> _SUPPLIED ENTRIES_
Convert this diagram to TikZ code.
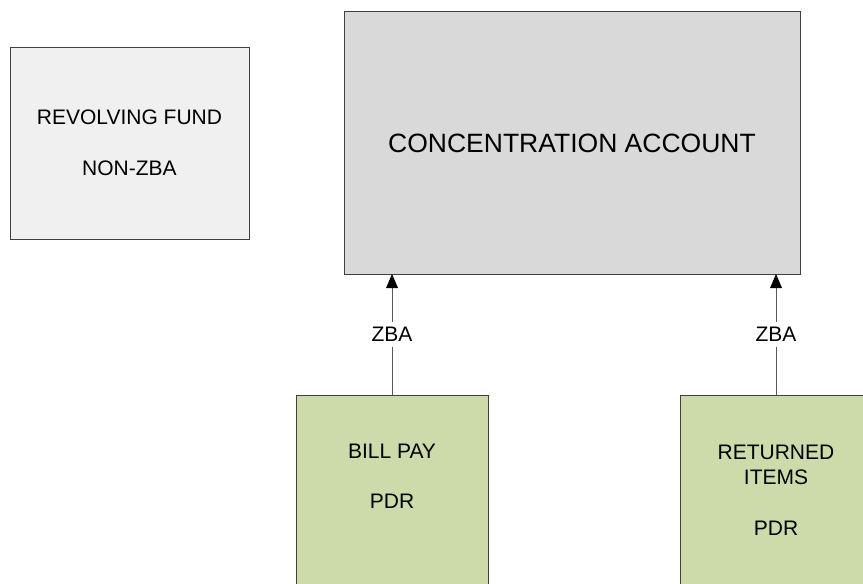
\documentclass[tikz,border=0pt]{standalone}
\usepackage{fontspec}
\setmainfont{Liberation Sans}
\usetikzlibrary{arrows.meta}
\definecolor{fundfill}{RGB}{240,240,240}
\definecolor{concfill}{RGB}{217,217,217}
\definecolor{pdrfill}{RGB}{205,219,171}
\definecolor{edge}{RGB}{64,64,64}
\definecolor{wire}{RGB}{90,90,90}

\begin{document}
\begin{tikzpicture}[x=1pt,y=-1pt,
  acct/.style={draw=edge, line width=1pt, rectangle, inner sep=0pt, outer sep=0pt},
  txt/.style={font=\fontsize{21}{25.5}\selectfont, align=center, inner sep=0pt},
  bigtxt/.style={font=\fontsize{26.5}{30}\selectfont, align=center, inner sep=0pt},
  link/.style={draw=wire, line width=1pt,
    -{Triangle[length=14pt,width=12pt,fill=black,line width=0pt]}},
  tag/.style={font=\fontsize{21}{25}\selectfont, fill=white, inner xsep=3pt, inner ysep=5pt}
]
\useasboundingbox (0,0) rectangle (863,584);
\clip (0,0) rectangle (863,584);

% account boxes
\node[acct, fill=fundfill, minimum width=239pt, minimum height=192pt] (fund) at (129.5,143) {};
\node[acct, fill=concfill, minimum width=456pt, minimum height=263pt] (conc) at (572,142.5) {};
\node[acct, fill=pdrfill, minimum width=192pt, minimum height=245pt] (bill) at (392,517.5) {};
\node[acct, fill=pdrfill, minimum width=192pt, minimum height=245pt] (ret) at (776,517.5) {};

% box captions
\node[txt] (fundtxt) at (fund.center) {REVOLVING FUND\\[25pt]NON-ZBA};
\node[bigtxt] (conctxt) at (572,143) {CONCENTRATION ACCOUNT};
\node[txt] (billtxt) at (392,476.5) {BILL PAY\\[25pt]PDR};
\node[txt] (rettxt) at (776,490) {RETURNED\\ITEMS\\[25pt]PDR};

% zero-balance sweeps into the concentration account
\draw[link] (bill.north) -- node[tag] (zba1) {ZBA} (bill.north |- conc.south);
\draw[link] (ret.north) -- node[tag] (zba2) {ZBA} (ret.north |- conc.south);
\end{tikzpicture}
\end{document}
...
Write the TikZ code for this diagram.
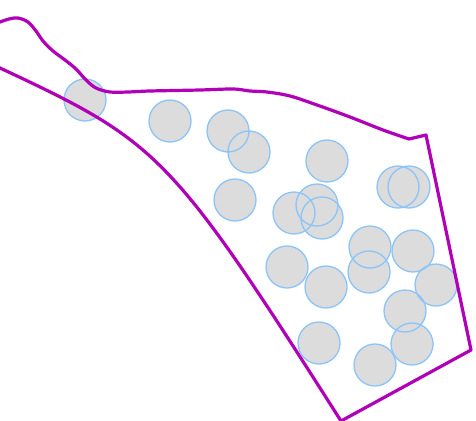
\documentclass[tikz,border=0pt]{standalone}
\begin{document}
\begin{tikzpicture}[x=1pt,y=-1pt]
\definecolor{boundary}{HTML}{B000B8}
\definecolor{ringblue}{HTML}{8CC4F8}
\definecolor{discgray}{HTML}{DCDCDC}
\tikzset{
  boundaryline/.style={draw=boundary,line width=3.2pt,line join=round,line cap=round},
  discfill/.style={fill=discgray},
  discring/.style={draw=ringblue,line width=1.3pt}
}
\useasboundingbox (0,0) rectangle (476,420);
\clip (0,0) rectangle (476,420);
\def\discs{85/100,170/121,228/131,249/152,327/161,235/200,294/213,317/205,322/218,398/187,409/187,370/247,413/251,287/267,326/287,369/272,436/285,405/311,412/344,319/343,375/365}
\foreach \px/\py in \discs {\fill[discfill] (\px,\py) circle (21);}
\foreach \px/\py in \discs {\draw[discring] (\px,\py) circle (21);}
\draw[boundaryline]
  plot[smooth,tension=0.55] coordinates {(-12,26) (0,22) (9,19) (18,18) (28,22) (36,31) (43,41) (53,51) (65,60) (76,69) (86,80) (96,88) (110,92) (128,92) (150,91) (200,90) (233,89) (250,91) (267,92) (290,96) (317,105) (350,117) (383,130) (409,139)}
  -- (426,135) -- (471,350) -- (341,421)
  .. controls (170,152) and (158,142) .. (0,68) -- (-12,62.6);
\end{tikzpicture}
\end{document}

> _REQUIREMENTS_
Look through the material and copy each line that has "this".

> _COMPLETE RESPONSE_
Convert this diagram to TikZ code.
Write the TikZ code for this diagram.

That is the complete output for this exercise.